▶ Objective
Return the material below in full and exactly.
==== Dataset content
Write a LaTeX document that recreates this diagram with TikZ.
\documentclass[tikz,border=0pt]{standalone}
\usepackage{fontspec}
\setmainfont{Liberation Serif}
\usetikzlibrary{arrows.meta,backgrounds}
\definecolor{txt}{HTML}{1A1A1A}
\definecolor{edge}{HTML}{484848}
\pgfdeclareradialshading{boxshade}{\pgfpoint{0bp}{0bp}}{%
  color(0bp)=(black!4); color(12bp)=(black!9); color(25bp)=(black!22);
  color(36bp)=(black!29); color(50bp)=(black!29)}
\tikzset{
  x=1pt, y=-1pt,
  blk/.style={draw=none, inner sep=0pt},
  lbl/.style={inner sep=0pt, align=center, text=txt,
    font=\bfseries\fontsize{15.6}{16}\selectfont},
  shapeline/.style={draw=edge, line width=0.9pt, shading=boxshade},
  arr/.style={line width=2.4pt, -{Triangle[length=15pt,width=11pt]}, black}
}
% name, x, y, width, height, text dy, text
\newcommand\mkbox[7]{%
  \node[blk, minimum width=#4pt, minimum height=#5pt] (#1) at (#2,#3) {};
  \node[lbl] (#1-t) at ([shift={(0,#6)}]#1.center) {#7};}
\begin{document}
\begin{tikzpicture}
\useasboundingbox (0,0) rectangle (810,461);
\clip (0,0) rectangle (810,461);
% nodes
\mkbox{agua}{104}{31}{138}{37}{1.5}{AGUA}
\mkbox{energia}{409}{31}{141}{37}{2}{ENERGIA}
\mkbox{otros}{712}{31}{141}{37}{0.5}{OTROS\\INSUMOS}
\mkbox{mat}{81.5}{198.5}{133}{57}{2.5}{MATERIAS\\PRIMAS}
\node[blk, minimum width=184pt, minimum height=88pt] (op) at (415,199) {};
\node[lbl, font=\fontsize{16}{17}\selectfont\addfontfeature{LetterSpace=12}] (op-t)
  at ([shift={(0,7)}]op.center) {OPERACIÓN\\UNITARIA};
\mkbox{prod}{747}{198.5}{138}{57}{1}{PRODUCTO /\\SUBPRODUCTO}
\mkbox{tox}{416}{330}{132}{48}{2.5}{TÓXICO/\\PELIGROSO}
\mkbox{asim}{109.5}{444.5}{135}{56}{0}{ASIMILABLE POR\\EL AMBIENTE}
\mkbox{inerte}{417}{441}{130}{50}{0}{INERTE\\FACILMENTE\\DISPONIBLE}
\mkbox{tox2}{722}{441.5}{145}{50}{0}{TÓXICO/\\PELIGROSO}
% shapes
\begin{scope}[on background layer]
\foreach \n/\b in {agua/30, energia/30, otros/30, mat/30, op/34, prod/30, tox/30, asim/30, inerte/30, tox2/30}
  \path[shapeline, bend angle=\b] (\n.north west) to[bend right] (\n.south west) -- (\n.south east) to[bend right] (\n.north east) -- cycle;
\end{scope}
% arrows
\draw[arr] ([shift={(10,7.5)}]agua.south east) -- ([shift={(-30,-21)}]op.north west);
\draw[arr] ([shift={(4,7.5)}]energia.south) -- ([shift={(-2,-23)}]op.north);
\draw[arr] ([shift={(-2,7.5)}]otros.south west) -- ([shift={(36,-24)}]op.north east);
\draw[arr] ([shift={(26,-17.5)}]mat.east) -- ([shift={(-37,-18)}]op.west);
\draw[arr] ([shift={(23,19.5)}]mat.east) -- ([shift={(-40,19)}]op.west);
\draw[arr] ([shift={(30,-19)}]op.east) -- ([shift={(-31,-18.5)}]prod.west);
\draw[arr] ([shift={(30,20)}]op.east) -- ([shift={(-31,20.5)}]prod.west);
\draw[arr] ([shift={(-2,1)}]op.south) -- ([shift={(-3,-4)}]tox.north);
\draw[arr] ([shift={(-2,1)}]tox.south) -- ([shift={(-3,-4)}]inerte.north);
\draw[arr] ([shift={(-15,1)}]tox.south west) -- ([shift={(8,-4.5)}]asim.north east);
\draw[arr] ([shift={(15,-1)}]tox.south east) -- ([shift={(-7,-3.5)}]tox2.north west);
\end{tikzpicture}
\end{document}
========
▶ Output of the task
Write a LaTeX document that recreates this diagram with TikZ.
\documentclass[tikz,border=0pt]{standalone}
\usepackage{fontspec}
\setmainfont{Liberation Serif}
\usetikzlibrary{arrows.meta,backgrounds}
\definecolor{txt}{HTML}{1A1A1A}
\definecolor{edge}{HTML}{484848}
\pgfdeclareradialshading{boxshade}{\pgfpoint{0bp}{0bp}}{%
  color(0bp)=(black!4); color(12bp)=(black!9); color(25bp)=(black!22);
  color(36bp)=(black!29); color(50bp)=(black!29)}
\tikzset{
  x=1pt, y=-1pt,
  blk/.style={draw=none, inner sep=0pt},
  lbl/.style={inner sep=0pt, align=center, text=txt,
    font=\bfseries\fontsize{15.6}{16}\selectfont},
  shapeline/.style={draw=edge, line width=0.9pt, shading=boxshade},
  arr/.style={line width=2.4pt, -{Triangle[length=15pt,width=11pt]}, black}
}
% name, x, y, width, height, text dy, text
\newcommand\mkbox[7]{%
  \node[blk, minimum width=#4pt, minimum height=#5pt] (#1) at (#2,#3) {};
  \node[lbl] (#1-t) at ([shift={(0,#6)}]#1.center) {#7};}
\begin{document}
\begin{tikzpicture}
\useasboundingbox (0,0) rectangle (810,461);
\clip (0,0) rectangle (810,461);
% nodes
\mkbox{agua}{104}{31}{138}{37}{1.5}{AGUA}
\mkbox{energia}{409}{31}{141}{37}{2}{ENERGIA}
\mkbox{otros}{712}{31}{141}{37}{0.5}{OTROS\\INSUMOS}
\mkbox{mat}{81.5}{198.5}{133}{57}{2.5}{MATERIAS\\PRIMAS}
\node[blk, minimum width=184pt, minimum height=88pt] (op) at (415,199) {};
\node[lbl, font=\fontsize{16}{17}\selectfont\addfontfeature{LetterSpace=12}] (op-t)
  at ([shift={(0,7)}]op.center) {OPERACIÓN\\UNITARIA};
\mkbox{prod}{747}{198.5}{138}{57}{1}{PRODUCTO /\\SUBPRODUCTO}
\mkbox{tox}{416}{330}{132}{48}{2.5}{TÓXICO/\\PELIGROSO}
\mkbox{asim}{109.5}{444.5}{135}{56}{0}{ASIMILABLE POR\\EL AMBIENTE}
\mkbox{inerte}{417}{441}{130}{50}{0}{INERTE\\FACILMENTE\\DISPONIBLE}
\mkbox{tox2}{722}{441.5}{145}{50}{0}{TÓXICO/\\PELIGROSO}
% shapes
\begin{scope}[on background layer]
\foreach \n/\b in {agua/30, energia/30, otros/30, mat/30, op/34, prod/30, tox/30, asim/30, inerte/30, tox2/30}
  \path[shapeline, bend angle=\b] (\n.north west) to[bend right] (\n.south west) -- (\n.south east) to[bend right] (\n.north east) -- cycle;
\end{scope}
% arrows
\draw[arr] ([shift={(10,7.5)}]agua.south east) -- ([shift={(-30,-21)}]op.north west);
\draw[arr] ([shift={(4,7.5)}]energia.south) -- ([shift={(-2,-23)}]op.north);
\draw[arr] ([shift={(-2,7.5)}]otros.south west) -- ([shift={(36,-24)}]op.north east);
\draw[arr] ([shift={(26,-17.5)}]mat.east) -- ([shift={(-37,-18)}]op.west);
\draw[arr] ([shift={(23,19.5)}]mat.east) -- ([shift={(-40,19)}]op.west);
\draw[arr] ([shift={(30,-19)}]op.east) -- ([shift={(-31,-18.5)}]prod.west);
\draw[arr] ([shift={(30,20)}]op.east) -- ([shift={(-31,20.5)}]prod.west);
\draw[arr] ([shift={(-2,1)}]op.south) -- ([shift={(-3,-4)}]tox.north);
\draw[arr] ([shift={(-2,1)}]tox.south) -- ([shift={(-3,-4)}]inerte.north);
\draw[arr] ([shift={(-15,1)}]tox.south west) -- ([shift={(8,-4.5)}]asim.north east);
\draw[arr] ([shift={(15,-1)}]tox.south east) -- ([shift={(-7,-3.5)}]tox2.north west);
\end{tikzpicture}
\end{document}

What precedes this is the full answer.